# Ringwraiths and water



## Gandalf White (Jan 6, 2003)

*Questions, questions*

I've been wondering about this, and can't seem to find anything on it. (Possibly because I haven't had the time to look! ) A friend told me that the ringwraiths couldn't touch water unless their master ordered them to or something, and that's why they stood awhile waiting to cross the River in the movie. Is this in the books, and if so where? Thanks for the help.


----------



## BlackCaptain (Jan 6, 2003)

Most people after watching the movie think that just because the Ringwraiths dont go through the water, that they're afraid of it. 
I, however, think that the Nazgul knew that once they'ed cross the Ford, the "magic" of the elves was at work, and could take them out. And since their need for the Ring (more like Saurons will) was so great, they decided to cross anyway, and thats when disaster struck. 

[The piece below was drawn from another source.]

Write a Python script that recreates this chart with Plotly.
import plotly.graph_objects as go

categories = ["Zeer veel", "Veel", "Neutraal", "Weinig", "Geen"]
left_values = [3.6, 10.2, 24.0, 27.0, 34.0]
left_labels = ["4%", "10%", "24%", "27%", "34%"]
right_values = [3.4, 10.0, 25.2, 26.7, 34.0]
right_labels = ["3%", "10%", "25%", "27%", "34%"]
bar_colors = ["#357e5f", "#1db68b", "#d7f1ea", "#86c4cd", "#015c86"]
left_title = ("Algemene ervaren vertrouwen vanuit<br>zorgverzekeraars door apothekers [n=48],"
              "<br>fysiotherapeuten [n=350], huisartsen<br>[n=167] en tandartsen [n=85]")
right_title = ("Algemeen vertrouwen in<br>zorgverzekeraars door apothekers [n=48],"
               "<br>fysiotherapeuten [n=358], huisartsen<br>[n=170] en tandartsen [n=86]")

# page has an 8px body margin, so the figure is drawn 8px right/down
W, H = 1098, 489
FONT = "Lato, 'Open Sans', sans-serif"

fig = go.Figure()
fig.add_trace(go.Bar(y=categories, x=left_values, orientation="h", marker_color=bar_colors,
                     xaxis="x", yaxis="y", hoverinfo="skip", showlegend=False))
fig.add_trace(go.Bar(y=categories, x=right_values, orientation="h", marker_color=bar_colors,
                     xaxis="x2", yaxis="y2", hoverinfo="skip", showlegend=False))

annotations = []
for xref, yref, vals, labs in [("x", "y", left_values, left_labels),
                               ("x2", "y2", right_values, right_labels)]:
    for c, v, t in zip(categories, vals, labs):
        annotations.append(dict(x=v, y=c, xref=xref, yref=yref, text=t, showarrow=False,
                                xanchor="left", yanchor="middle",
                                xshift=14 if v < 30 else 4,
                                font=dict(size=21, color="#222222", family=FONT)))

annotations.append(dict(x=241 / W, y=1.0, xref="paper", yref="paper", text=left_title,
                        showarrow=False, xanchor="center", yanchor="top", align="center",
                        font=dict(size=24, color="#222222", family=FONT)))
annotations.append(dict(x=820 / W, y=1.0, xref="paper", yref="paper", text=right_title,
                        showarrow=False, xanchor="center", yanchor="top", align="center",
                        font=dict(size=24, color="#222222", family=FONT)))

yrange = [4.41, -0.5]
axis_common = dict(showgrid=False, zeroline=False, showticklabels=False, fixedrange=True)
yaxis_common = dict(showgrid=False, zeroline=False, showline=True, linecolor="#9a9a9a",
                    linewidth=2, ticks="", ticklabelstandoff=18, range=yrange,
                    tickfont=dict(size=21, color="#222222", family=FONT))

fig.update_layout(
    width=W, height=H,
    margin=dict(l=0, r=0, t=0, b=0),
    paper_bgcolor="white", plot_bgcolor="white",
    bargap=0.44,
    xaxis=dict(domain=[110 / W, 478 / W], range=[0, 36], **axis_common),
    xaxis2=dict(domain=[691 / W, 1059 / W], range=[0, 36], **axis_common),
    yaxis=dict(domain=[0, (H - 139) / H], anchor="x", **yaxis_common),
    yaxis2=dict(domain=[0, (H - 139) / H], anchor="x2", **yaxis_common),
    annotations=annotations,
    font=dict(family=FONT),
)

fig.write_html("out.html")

They didnt cross cuz they were afraid... But Saurons will took over them and made them cross, and led them to a watery... pain (not death)


----------



## Maeglin (Jan 6, 2003)

I agree, they did not want to go into the water even if they could get across, for as soon as they reached the other side they were overlooking the valley of Rivendell, where the magic of the Elves was at work and the Nazgul could not enter there, especially since if they dared to cross it really would have ticked off the elves and they would go and kill them all.


----------



## BlackCaptain (Jan 6, 2003)

This makes you think... Perhaps the Nazgul slightly had a will of their own? We know that it was Saurons will that drives them, and we also know he wanted the ring at all costs... And then the Nazgul stoped before entering the ford. This could show they didnt entirely want to go with Sauron on this one... But of course, in the end Saurons will is what finally made them cross, but that brief moment of halting could signalfy that they feared for what would happen if they attempted to cross the ford, and for that same moment, they were almost contending with Saurons will. And if they have fear, they could also have hope, and other feelings. Could this show a weakness in Saurons power? Or more strength. the strength to command all 9 Nazgul to go into pain knowingly...


----------



## Maeglin (Jan 6, 2003)

I don't think it was their own will, I think it was Sauron's will that made them hesitate, He wanted the ring at all costs, yes, but if he sent his Nazgul into Rivendell he knew they would be defeated, probably killed, and he did not want to lose his most powerful servants. If he sent them across the ford then he wouldn't be getting the ring. By sending them into the water he was trying to make Frodo come to them, which he very nearly did, and would have, had it not been for the water wiping them out.


----------



## BlackCaptain (Jan 6, 2003)

Good point. I stand un-rudely corrected... ya.. thats the word


----------



## gandalfthegreat (Jan 6, 2003)

Yes I am in agreement. Sauron has overall rule over the ringwraithes. He is the one who hestitated, but his want for the ring made him order the ring wraithes on no matter the cost.


----------